Data lines.
◇ ◇ ◇ ◇ ◇

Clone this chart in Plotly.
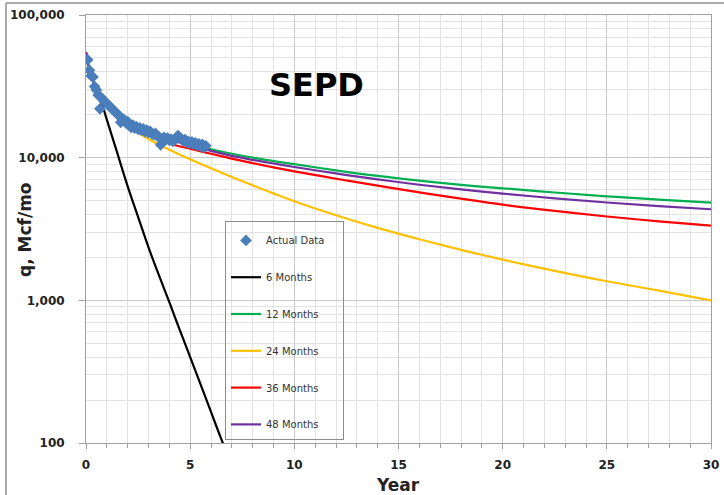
import plotly.graph_objects as go

# ---------------- data ----------------
actual_month = list(range(1, 70))
actual_q = [48500, 41000, 37500, 36800, 31500, 29800, 27500, 22000, 26300, 25200,
            24600, 24000, 23300, 22700, 22000, 21400, 20900, 20200, 19700, 17700,
            18800, 18400, 17500, 17900, 16800, 16300, 16900, 16100, 16500, 15800,
            16200, 15500, 15900, 15200, 15600, 15000, 15300, 14700, 14500, 14800,
            14200, 14000, 12300, 13600, 13900, 13400, 13700, 13200, 13500, 13000,
            13300, 13800, 14300, 13900, 13500, 13100, 13400, 12800, 13000, 12600,
            12900, 12400, 12700, 12200, 12500, 12000, 12400, 11800, 12100]

m6_years = [0, 0.1, 0.25, 0.5, 0.75, 1, 1.5, 2, 2.5, 3, 3.5, 4, 4.5, 5, 5.5, 6, 6.5, 7]
m6_q = [55000, 45000, 38000, 28500, 24000, 18500, 10800, 6300, 3850, 2350, 1500, 970,
        620, 400, 258, 165, 106, 70]

fc_years = [0, 0.1, 0.25, 0.5, 0.75, 1, 1.5, 2, 2.5, 3, 4, 5, 6, 7, 8, 9, 10,
            12, 14, 16, 18, 20, 22.5, 25, 27.5, 30]
m12_q = [55000, 45000, 38000, 30000, 26500, 24200, 20800, 18600, 17000, 15800, 13600,
         12450, 11450, 10650, 10000, 9470, 9000, 8150, 7450, 6900, 6450, 6100, 5700,
         5360, 5080, 4840]
m24_q = [55000, 45000, 38000, 30000, 26500, 24000, 20300, 17000, 15000, 13500, 11350,
         9740, 8420, 7320, 6400, 5620, 4950, 3950, 3220, 2680, 2260, 1930, 1610,
         1360, 1170, 1000]
m36_q = [55000, 45000, 38000, 30000, 26500, 24000, 20500, 18200, 16600, 15400, 12600,
         11550, 10650, 9850, 9150, 8550, 8020, 7120, 6360, 5710, 5160, 4690, 4240,
         3870, 3580, 3340]
m48_q = [55000, 45000, 38000, 30000, 26500, 24000, 20600, 18400, 16800, 15600, 13400,
         12200, 11150, 10300, 9650, 9100, 8600, 7750, 7050, 6460, 5990, 5600, 5190,
         4850, 4580, 4350]

x_ticks = [0, 5, 10, 15, 20, 25, 30]
y_ticks = [100, 1000, 10000, 100000]
y_ticktext = ["100", "1,000", "10,000", "100,000"]

# ---------------- figure ----------------
W, H = 724, 495
L, R, T, B = 86, 13, 15, 52
pw, ph = W - L - R, H - T - B

FONT = "DejaVu Sans"


def px_x(p):
    return (p - L) / pw


def px_y(p):
    return (H - B - p) / ph


fig = go.Figure()

line_w = 2.2
series = [
    ("6 Months", m6_years, m6_q, "#000000", 2),
    ("24 Months", fc_years, m24_q, "#FFC000", 4),
    ("36 Months", fc_years, m36_q, "#FF0000", 5),
    ("12 Months", fc_years, m12_q, "#00B050", 3),
    ("48 Months", fc_years, m48_q, "#7030A0", 6),
]
for name, xs, ys, col, rank in series:
    fig.add_trace(go.Scatter(
        x=xs, y=ys, mode="lines", name=name,
        line=dict(color=col, width=line_w, shape="spline", smoothing=1.0),
        legendrank=rank, legendgroup=name,
    ))

fig.add_trace(go.Scatter(
    x=[m / 12 for m in actual_month], y=actual_q, mode="markers",
    name="Actual Data\u00a0\u00a0\u00a0\u00a0",
    marker=dict(symbol="diamond", size=9, color="#4A7EBB"),
    legendrank=1, legendgroup="Actual Data",
))

major_grid = "#C8C8C8"
minor_grid = "#E3E3E3"
axis_col = "#A0A0A0"

fig.update_xaxes(
    range=[0, 30], tickvals=x_ticks, automargin=False,
    showgrid=True, gridcolor=major_grid, gridwidth=1,
    showline=True, linecolor=axis_col, linewidth=1, mirror=True,
    ticks="outside", ticklen=5, tickcolor=axis_col,
    minor=dict(dtick=1, showgrid=True, gridcolor=minor_grid, gridwidth=1,
               ticks="outside", ticklen=4, tickcolor=axis_col),
    tickfont=dict(family=FONT, size=12, color="#222222", weight="bold"),
    ticklabelstandoff=6,
    zeroline=False,
)
minor_y = [m * 10 ** e for e in range(2, 5) for m in range(2, 10)]
fig.update_yaxes(
    type="log", range=[2, 5], tickvals=y_ticks, ticktext=y_ticktext, automargin=False,
    showgrid=True, gridcolor=major_grid, gridwidth=1,
    showline=True, linecolor=axis_col, linewidth=1, mirror=True,
    ticks="outside", ticklen=6, tickcolor=axis_col,
    minor=dict(tickvals=minor_y, showgrid=True, gridcolor=minor_grid, gridwidth=1, ticks=""),
    tickfont=dict(family=FONT, size=12, color="#222222", weight="bold"),
    ticklabelstandoff=12,
    zeroline=False,
)

fig.update_layout(
    width=W, height=H,
    margin=dict(l=L, r=R, t=T, b=B, autoexpand=False),
    plot_bgcolor="white", paper_bgcolor="white",
    showlegend=True,
    legend=dict(
        x=px_x(225), y=px_y(221), xanchor="left", yanchor="top",
        bgcolor="rgba(255,255,255,0)", bordercolor="#8C8C8C", borderwidth=1,
        font=dict(family=FONT, size=10, color="#333333"),
        title=dict(text="\u00a0", font=dict(size=3)),
        traceorder="grouped", tracegroupgap=17.8,
        itemwidth=30,
    ),
    annotations=[
        dict(text="SEPD", xref="paper", yref="paper",
             x=px_x(316), y=px_y(85), xanchor="center", yanchor="middle", showarrow=False,
             font=dict(family=FONT, size=32, color="black", weight="bold")),
        dict(text="q, Mcf/mo", xref="paper", yref="paper",
             x=px_x(25), y=px_y(229), xanchor="center", yanchor="middle",
             showarrow=False, textangle=-90,
             font=dict(family=FONT, size=17, color="#222222", weight="bold")),
        dict(text="Year", xref="paper", yref="paper",
             x=px_x(398), y=px_y(485), xanchor="center", yanchor="middle", showarrow=False,
             font=dict(family=FONT, size=17, color="#222222", weight="bold")),
    ],
    shapes=[
        dict(type="line", xref="paper", yref="paper",
             x0=px_x(6), x1=1.2, y0=px_y(3), y1=px_y(3),
             line=dict(color="#909090", width=1.5)),
        dict(type="line", xref="paper", yref="paper",
             x0=px_x(6), x1=px_x(6), y0=px_y(3), y1=-0.3,
             line=dict(color="#909090", width=1.5)),
    ],
)

fig.write_html("out.html", config={"displayModeBar": False},
               post_script="document.body.style.margin='0px';")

◇ ◇ ◇ ◇ ◇

Copy the listing over exactly, skipping the pictures it holds.

Clone this chart in Plotly.
import plotly.graph_objects as go

# ---------------- data ----------------
actual_month = list(range(1, 70))
actual_q = [48500, 41000, 37500, 36800, 31500, 29800, 27500, 22000, 26300, 25200,
            24600, 24000, 23300, 22700, 22000, 21400, 20900, 20200, 19700, 17700,
            18800, 18400, 17500, 17900, 16800, 16300, 16900, 16100, 16500, 15800,
            16200, 15500, 15900, 15200, 15600, 15000, 15300, 14700, 14500, 14800,
            14200, 14000, 12300, 13600, 13900, 13400, 13700, 13200, 13500, 13000,
            13300, 13800, 14300, 13900, 13500, 13100, 13400, 12800, 13000, 12600,
            12900, 12400, 12700, 12200, 12500, 12000, 12400, 11800, 12100]

m6_years = [0, 0.1, 0.25, 0.5, 0.75, 1, 1.5, 2, 2.5, 3, 3.5, 4, 4.5, 5, 5.5, 6, 6.5, 7]
m6_q = [55000, 45000, 38000, 28500, 24000, 18500, 10800, 6300, 3850, 2350, 1500, 970,
        620, 400, 258, 165, 106, 70]

fc_years = [0, 0.1, 0.25, 0.5, 0.75, 1, 1.5, 2, 2.5, 3, 4, 5, 6, 7, 8, 9, 10,
            12, 14, 16, 18, 20, 22.5, 25, 27.5, 30]
m12_q = [55000, 45000, 38000, 30000, 26500, 24200, 20800, 18600, 17000, 15800, 13600,
         12450, 11450, 10650, 10000, 9470, 9000, 8150, 7450, 6900, 6450, 6100, 5700,
         5360, 5080, 4840]
m24_q = [55000, 45000, 38000, 30000, 26500, 24000, 20300, 17000, 15000, 13500, 11350,
         9740, 8420, 7320, 6400, 5620, 4950, 3950, 3220, 2680, 2260, 1930, 1610,
         1360, 1170, 1000]
m36_q = [55000, 45000, 38000, 30000, 26500, 24000, 20500, 18200, 16600, 15400, 12600,
         11550, 10650, 9850, 9150, 8550, 8020, 7120, 6360, 5710, 5160, 4690, 4240,
         3870, 3580, 3340]
m48_q = [55000, 45000, 38000, 30000, 26500, 24000, 20600, 18400, 16800, 15600, 13400,
         12200, 11150, 10300, 9650, 9100, 8600, 7750, 7050, 6460, 5990, 5600, 5190,
         4850, 4580, 4350]

x_ticks = [0, 5, 10, 15, 20, 25, 30]
y_ticks = [100, 1000, 10000, 100000]
y_ticktext = ["100", "1,000", "10,000", "100,000"]

# ---------------- figure ----------------
W, H = 724, 495
L, R, T, B = 86, 13, 15, 52
pw, ph = W - L - R, H - T - B

FONT = "DejaVu Sans"


def px_x(p):
    return (p - L) / pw


def px_y(p):
    return (H - B - p) / ph


fig = go.Figure()

line_w = 2.2
series = [
    ("6 Months", m6_years, m6_q, "#000000", 2),
    ("24 Months", fc_years, m24_q, "#FFC000", 4),
    ("36 Months", fc_years, m36_q, "#FF0000", 5),
    ("12 Months", fc_years, m12_q, "#00B050", 3),
    ("48 Months", fc_years, m48_q, "#7030A0", 6),
]
for name, xs, ys, col, rank in series:
    fig.add_trace(go.Scatter(
        x=xs, y=ys, mode="lines", name=name,
        line=dict(color=col, width=line_w, shape="spline", smoothing=1.0),
        legendrank=rank, legendgroup=name,
    ))

fig.add_trace(go.Scatter(
    x=[m / 12 for m in actual_month], y=actual_q, mode="markers",
    name="Actual Data\u00a0\u00a0\u00a0\u00a0",
    marker=dict(symbol="diamond", size=9, color="#4A7EBB"),
    legendrank=1, legendgroup="Actual Data",
))

major_grid = "#C8C8C8"
minor_grid = "#E3E3E3"
axis_col = "#A0A0A0"

fig.update_xaxes(
    range=[0, 30], tickvals=x_ticks, automargin=False,
    showgrid=True, gridcolor=major_grid, gridwidth=1,
    showline=True, linecolor=axis_col, linewidth=1, mirror=True,
    ticks="outside", ticklen=5, tickcolor=axis_col,
    minor=dict(dtick=1, showgrid=True, gridcolor=minor_grid, gridwidth=1,
               ticks="outside", ticklen=4, tickcolor=axis_col),
    tickfont=dict(family=FONT, size=12, color="#222222", weight="bold"),
    ticklabelstandoff=6,
    zeroline=False,
)
minor_y = [m * 10 ** e for e in range(2, 5) for m in range(2, 10)]
fig.update_yaxes(
    type="log", range=[2, 5], tickvals=y_ticks, ticktext=y_ticktext, automargin=False,
    showgrid=True, gridcolor=major_grid, gridwidth=1,
    showline=True, linecolor=axis_col, linewidth=1, mirror=True,
    ticks="outside", ticklen=6, tickcolor=axis_col,
    minor=dict(tickvals=minor_y, showgrid=True, gridcolor=minor_grid, gridwidth=1, ticks=""),
    tickfont=dict(family=FONT, size=12, color="#222222", weight="bold"),
    ticklabelstandoff=12,
    zeroline=False,
)

fig.update_layout(
    width=W, height=H,
    margin=dict(l=L, r=R, t=T, b=B, autoexpand=False),
    plot_bgcolor="white", paper_bgcolor="white",
    showlegend=True,
    legend=dict(
        x=px_x(225), y=px_y(221), xanchor="left", yanchor="top",
        bgcolor="rgba(255,255,255,0)", bordercolor="#8C8C8C", borderwidth=1,
        font=dict(family=FONT, size=10, color="#333333"),
        title=dict(text="\u00a0", font=dict(size=3)),
        traceorder="grouped", tracegroupgap=17.8,
        itemwidth=30,
    ),
    annotations=[
        dict(text="SEPD", xref="paper", yref="paper",
             x=px_x(316), y=px_y(85), xanchor="center", yanchor="middle", showarrow=False,
             font=dict(family=FONT, size=32, color="black", weight="bold")),
        dict(text="q, Mcf/mo", xref="paper", yref="paper",
             x=px_x(25), y=px_y(229), xanchor="center", yanchor="middle",
             showarrow=False, textangle=-90,
             font=dict(family=FONT, size=17, color="#222222", weight="bold")),
        dict(text="Year", xref="paper", yref="paper",
             x=px_x(398), y=px_y(485), xanchor="center", yanchor="middle", showarrow=False,
             font=dict(family=FONT, size=17, color="#222222", weight="bold")),
    ],
    shapes=[
        dict(type="line", xref="paper", yref="paper",
             x0=px_x(6), x1=1.2, y0=px_y(3), y1=px_y(3),
             line=dict(color="#909090", width=1.5)),
        dict(type="line", xref="paper", yref="paper",
             x0=px_x(6), x1=px_x(6), y0=px_y(3), y1=-0.3,
             line=dict(color="#909090", width=1.5)),
    ],
)

fig.write_html("out.html", config={"displayModeBar": False},
               post_script="document.body.style.margin='0px';")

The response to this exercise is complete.